REQUIRED WORK
Word for word, restate every line of the material.

════

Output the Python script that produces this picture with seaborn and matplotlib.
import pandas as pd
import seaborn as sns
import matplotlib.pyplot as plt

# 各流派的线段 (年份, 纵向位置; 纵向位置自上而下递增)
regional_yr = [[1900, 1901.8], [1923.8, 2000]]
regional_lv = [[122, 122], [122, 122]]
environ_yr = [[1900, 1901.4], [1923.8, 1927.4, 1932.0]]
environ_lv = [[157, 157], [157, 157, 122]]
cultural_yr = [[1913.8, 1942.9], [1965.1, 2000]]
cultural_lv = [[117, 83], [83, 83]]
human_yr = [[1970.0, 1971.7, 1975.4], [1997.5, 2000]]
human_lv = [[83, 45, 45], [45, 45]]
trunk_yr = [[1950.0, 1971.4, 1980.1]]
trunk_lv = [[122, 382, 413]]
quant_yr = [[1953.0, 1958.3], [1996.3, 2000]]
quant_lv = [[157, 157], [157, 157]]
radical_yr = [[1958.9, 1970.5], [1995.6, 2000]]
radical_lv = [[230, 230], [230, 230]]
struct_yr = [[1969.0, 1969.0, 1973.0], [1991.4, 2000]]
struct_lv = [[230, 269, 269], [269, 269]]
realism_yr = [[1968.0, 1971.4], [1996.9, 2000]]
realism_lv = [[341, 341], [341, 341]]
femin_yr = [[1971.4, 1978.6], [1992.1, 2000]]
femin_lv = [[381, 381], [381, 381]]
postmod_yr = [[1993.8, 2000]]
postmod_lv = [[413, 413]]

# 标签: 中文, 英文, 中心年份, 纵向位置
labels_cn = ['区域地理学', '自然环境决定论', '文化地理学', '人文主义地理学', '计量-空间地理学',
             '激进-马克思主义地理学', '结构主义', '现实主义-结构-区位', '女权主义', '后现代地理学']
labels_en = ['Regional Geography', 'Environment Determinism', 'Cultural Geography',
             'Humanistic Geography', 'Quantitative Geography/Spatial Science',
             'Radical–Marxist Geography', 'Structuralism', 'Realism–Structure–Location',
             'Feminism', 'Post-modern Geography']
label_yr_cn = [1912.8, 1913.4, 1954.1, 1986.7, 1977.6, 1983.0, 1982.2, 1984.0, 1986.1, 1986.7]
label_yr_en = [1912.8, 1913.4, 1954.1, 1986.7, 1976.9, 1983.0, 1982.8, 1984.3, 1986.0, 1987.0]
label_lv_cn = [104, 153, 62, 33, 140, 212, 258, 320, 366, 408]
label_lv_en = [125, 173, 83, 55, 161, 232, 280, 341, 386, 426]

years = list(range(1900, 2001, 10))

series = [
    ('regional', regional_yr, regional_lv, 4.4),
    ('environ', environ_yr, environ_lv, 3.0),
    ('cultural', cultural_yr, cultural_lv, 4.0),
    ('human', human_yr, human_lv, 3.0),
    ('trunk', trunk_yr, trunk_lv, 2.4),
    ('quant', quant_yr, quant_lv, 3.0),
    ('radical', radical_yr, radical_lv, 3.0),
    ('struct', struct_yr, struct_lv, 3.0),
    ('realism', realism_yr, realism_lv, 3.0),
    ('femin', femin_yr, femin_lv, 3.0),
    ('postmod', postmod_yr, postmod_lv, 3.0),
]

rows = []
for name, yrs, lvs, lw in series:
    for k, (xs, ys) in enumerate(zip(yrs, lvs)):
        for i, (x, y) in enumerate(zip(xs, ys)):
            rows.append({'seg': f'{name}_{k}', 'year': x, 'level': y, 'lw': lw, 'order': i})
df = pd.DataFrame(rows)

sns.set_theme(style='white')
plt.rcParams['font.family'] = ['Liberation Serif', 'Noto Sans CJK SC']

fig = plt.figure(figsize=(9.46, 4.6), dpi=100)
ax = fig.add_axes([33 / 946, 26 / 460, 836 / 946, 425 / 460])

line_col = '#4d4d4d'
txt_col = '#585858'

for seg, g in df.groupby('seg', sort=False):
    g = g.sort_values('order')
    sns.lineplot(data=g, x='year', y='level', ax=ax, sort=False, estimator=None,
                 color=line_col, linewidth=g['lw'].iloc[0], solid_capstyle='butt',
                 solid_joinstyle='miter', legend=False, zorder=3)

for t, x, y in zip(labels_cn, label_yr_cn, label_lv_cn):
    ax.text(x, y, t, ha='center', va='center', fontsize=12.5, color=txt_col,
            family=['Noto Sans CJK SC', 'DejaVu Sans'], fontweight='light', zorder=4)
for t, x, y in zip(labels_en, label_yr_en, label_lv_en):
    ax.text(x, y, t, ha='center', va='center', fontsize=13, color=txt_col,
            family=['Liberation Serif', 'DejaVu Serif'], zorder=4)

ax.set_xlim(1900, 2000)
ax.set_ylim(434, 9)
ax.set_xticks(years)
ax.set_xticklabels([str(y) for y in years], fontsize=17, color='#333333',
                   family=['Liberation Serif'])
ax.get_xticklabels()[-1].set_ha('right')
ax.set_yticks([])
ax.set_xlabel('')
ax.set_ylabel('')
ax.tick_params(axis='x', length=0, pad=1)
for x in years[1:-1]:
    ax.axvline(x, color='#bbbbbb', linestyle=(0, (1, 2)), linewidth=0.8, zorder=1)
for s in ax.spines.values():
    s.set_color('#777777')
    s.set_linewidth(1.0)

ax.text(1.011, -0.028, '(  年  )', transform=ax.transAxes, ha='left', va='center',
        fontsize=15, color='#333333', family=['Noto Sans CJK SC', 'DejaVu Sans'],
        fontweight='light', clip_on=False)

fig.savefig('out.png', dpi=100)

════

EXERCISE SOLUTION
Output the Python script that produces this picture with seaborn and matplotlib.
import pandas as pd
import seaborn as sns
import matplotlib.pyplot as plt

# 各流派的线段 (年份, 纵向位置; 纵向位置自上而下递增)
regional_yr = [[1900, 1901.8], [1923.8, 2000]]
regional_lv = [[122, 122], [122, 122]]
environ_yr = [[1900, 1901.4], [1923.8, 1927.4, 1932.0]]
environ_lv = [[157, 157], [157, 157, 122]]
cultural_yr = [[1913.8, 1942.9], [1965.1, 2000]]
cultural_lv = [[117, 83], [83, 83]]
human_yr = [[1970.0, 1971.7, 1975.4], [1997.5, 2000]]
human_lv = [[83, 45, 45], [45, 45]]
trunk_yr = [[1950.0, 1971.4, 1980.1]]
trunk_lv = [[122, 382, 413]]
quant_yr = [[1953.0, 1958.3], [1996.3, 2000]]
quant_lv = [[157, 157], [157, 157]]
radical_yr = [[1958.9, 1970.5], [1995.6, 2000]]
radical_lv = [[230, 230], [230, 230]]
struct_yr = [[1969.0, 1969.0, 1973.0], [1991.4, 2000]]
struct_lv = [[230, 269, 269], [269, 269]]
realism_yr = [[1968.0, 1971.4], [1996.9, 2000]]
realism_lv = [[341, 341], [341, 341]]
femin_yr = [[1971.4, 1978.6], [1992.1, 2000]]
femin_lv = [[381, 381], [381, 381]]
postmod_yr = [[1993.8, 2000]]
postmod_lv = [[413, 413]]

# 标签: 中文, 英文, 中心年份, 纵向位置
labels_cn = ['区域地理学', '自然环境决定论', '文化地理学', '人文主义地理学', '计量-空间地理学',
             '激进-马克思主义地理学', '结构主义', '现实主义-结构-区位', '女权主义', '后现代地理学']
labels_en = ['Regional Geography', 'Environment Determinism', 'Cultural Geography',
             'Humanistic Geography', 'Quantitative Geography/Spatial Science',
             'Radical–Marxist Geography', 'Structuralism', 'Realism–Structure–Location',
             'Feminism', 'Post-modern Geography']
label_yr_cn = [1912.8, 1913.4, 1954.1, 1986.7, 1977.6, 1983.0, 1982.2, 1984.0, 1986.1, 1986.7]
label_yr_en = [1912.8, 1913.4, 1954.1, 1986.7, 1976.9, 1983.0, 1982.8, 1984.3, 1986.0, 1987.0]
label_lv_cn = [104, 153, 62, 33, 140, 212, 258, 320, 366, 408]
label_lv_en = [125, 173, 83, 55, 161, 232, 280, 341, 386, 426]

years = list(range(1900, 2001, 10))

series = [
    ('regional', regional_yr, regional_lv, 4.4),
    ('environ', environ_yr, environ_lv, 3.0),
    ('cultural', cultural_yr, cultural_lv, 4.0),
    ('human', human_yr, human_lv, 3.0),
    ('trunk', trunk_yr, trunk_lv, 2.4),
    ('quant', quant_yr, quant_lv, 3.0),
    ('radical', radical_yr, radical_lv, 3.0),
    ('struct', struct_yr, struct_lv, 3.0),
    ('realism', realism_yr, realism_lv, 3.0),
    ('femin', femin_yr, femin_lv, 3.0),
    ('postmod', postmod_yr, postmod_lv, 3.0),
]

rows = []
for name, yrs, lvs, lw in series:
    for k, (xs, ys) in enumerate(zip(yrs, lvs)):
        for i, (x, y) in enumerate(zip(xs, ys)):
            rows.append({'seg': f'{name}_{k}', 'year': x, 'level': y, 'lw': lw, 'order': i})
df = pd.DataFrame(rows)

sns.set_theme(style='white')
plt.rcParams['font.family'] = ['Liberation Serif', 'Noto Sans CJK SC']

fig = plt.figure(figsize=(9.46, 4.6), dpi=100)
ax = fig.add_axes([33 / 946, 26 / 460, 836 / 946, 425 / 460])

line_col = '#4d4d4d'
txt_col = '#585858'

for seg, g in df.groupby('seg', sort=False):
    g = g.sort_values('order')
    sns.lineplot(data=g, x='year', y='level', ax=ax, sort=False, estimator=None,
                 color=line_col, linewidth=g['lw'].iloc[0], solid_capstyle='butt',
                 solid_joinstyle='miter', legend=False, zorder=3)

for t, x, y in zip(labels_cn, label_yr_cn, label_lv_cn):
    ax.text(x, y, t, ha='center', va='center', fontsize=12.5, color=txt_col,
            family=['Noto Sans CJK SC', 'DejaVu Sans'], fontweight='light', zorder=4)
for t, x, y in zip(labels_en, label_yr_en, label_lv_en):
    ax.text(x, y, t, ha='center', va='center', fontsize=13, color=txt_col,
            family=['Liberation Serif', 'DejaVu Serif'], zorder=4)

ax.set_xlim(1900, 2000)
ax.set_ylim(434, 9)
ax.set_xticks(years)
ax.set_xticklabels([str(y) for y in years], fontsize=17, color='#333333',
                   family=['Liberation Serif'])
ax.get_xticklabels()[-1].set_ha('right')
ax.set_yticks([])
ax.set_xlabel('')
ax.set_ylabel('')
ax.tick_params(axis='x', length=0, pad=1)
for x in years[1:-1]:
    ax.axvline(x, color='#bbbbbb', linestyle=(0, (1, 2)), linewidth=0.8, zorder=1)
for s in ax.spines.values():
    s.set_color('#777777')
    s.set_linewidth(1.0)

ax.text(1.011, -0.028, '(  年  )', transform=ax.transAxes, ha='left', va='center',
        fontsize=15, color='#333333', family=['Noto Sans CJK SC', 'DejaVu Sans'],
        fontweight='light', clip_on=False)

fig.savefig('out.png', dpi=100)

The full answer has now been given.